**Problem description**
From the first line of the data below through the line bearing "const y = d3.scaleLinear().domain([500,1700]).range([462,62]);", reproduce each line exactly; do not include pictures.
** begin Provided data **
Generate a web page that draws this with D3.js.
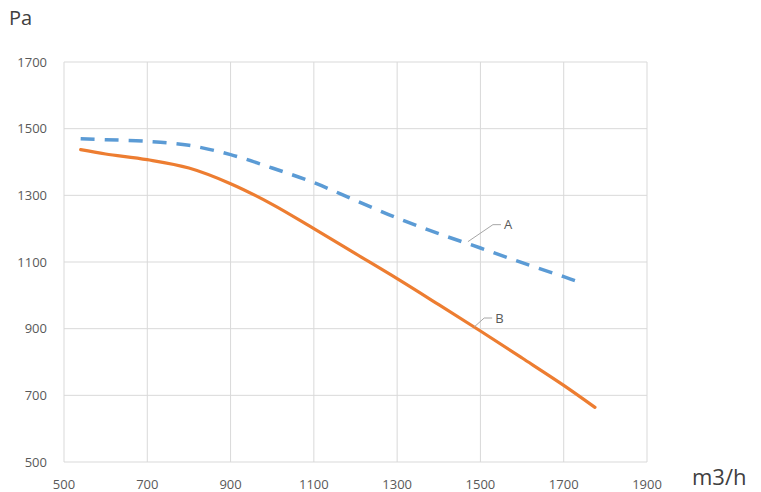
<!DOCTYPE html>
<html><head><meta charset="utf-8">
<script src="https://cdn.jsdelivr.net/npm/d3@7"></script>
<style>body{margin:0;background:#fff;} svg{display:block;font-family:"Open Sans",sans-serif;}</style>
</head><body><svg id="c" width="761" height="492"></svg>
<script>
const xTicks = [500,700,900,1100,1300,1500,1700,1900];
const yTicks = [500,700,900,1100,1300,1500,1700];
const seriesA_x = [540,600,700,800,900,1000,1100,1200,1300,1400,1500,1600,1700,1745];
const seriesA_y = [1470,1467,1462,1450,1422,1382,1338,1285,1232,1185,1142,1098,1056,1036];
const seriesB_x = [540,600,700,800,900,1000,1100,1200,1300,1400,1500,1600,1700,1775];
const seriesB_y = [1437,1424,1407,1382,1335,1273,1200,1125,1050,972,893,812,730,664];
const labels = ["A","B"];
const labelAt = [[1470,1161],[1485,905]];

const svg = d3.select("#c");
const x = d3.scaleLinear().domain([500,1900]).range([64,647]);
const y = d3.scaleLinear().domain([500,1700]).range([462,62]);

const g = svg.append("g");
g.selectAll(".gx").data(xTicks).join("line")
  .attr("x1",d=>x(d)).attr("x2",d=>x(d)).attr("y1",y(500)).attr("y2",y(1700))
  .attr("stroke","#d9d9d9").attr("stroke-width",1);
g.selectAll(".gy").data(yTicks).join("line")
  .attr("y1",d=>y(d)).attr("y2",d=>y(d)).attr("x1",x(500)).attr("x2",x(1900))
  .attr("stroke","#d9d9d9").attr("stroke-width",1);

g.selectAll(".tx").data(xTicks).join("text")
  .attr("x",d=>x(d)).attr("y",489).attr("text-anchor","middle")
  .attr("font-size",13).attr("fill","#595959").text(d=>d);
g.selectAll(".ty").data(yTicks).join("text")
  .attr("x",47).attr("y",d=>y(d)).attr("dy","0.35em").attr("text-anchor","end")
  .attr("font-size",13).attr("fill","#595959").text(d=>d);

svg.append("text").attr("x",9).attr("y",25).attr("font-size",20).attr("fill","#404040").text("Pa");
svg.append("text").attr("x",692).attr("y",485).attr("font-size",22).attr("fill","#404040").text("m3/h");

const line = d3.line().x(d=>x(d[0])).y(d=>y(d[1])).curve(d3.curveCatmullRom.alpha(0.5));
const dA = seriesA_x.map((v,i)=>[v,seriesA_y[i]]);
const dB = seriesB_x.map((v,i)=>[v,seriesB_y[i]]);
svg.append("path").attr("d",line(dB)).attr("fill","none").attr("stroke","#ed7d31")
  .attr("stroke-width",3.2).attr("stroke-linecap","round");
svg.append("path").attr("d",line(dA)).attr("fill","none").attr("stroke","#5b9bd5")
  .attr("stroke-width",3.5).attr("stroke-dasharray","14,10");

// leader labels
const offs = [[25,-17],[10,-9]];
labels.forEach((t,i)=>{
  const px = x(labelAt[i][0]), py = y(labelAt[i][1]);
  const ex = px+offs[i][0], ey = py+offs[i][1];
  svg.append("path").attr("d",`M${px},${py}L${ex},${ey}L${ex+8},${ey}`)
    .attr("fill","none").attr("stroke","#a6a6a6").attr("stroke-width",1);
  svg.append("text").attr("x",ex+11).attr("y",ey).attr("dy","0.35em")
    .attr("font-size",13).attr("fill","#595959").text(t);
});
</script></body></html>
** end Provided data **
**Written response**
Generate a web page that draws this with D3.js.
<!DOCTYPE html>
<html><head><meta charset="utf-8">
<script src="https://cdn.jsdelivr.net/npm/d3@7"></script>
<style>body{margin:0;background:#fff;} svg{display:block;font-family:"Open Sans",sans-serif;}</style>
</head><body><svg id="c" width="761" height="492"></svg>
<script>
const xTicks = [500,700,900,1100,1300,1500,1700,1900];
const yTicks = [500,700,900,1100,1300,1500,1700];
const seriesA_x = [540,600,700,800,900,1000,1100,1200,1300,1400,1500,1600,1700,1745];
const seriesA_y = [1470,1467,1462,1450,1422,1382,1338,1285,1232,1185,1142,1098,1056,1036];
const seriesB_x = [540,600,700,800,900,1000,1100,1200,1300,1400,1500,1600,1700,1775];
const seriesB_y = [1437,1424,1407,1382,1335,1273,1200,1125,1050,972,893,812,730,664];
const labels = ["A","B"];
const labelAt = [[1470,1161],[1485,905]];

const svg = d3.select("#c");
const x = d3.scaleLinear().domain([500,1900]).range([64,647]);
const y = d3.scaleLinear().domain([500,1700]).range([462,62]);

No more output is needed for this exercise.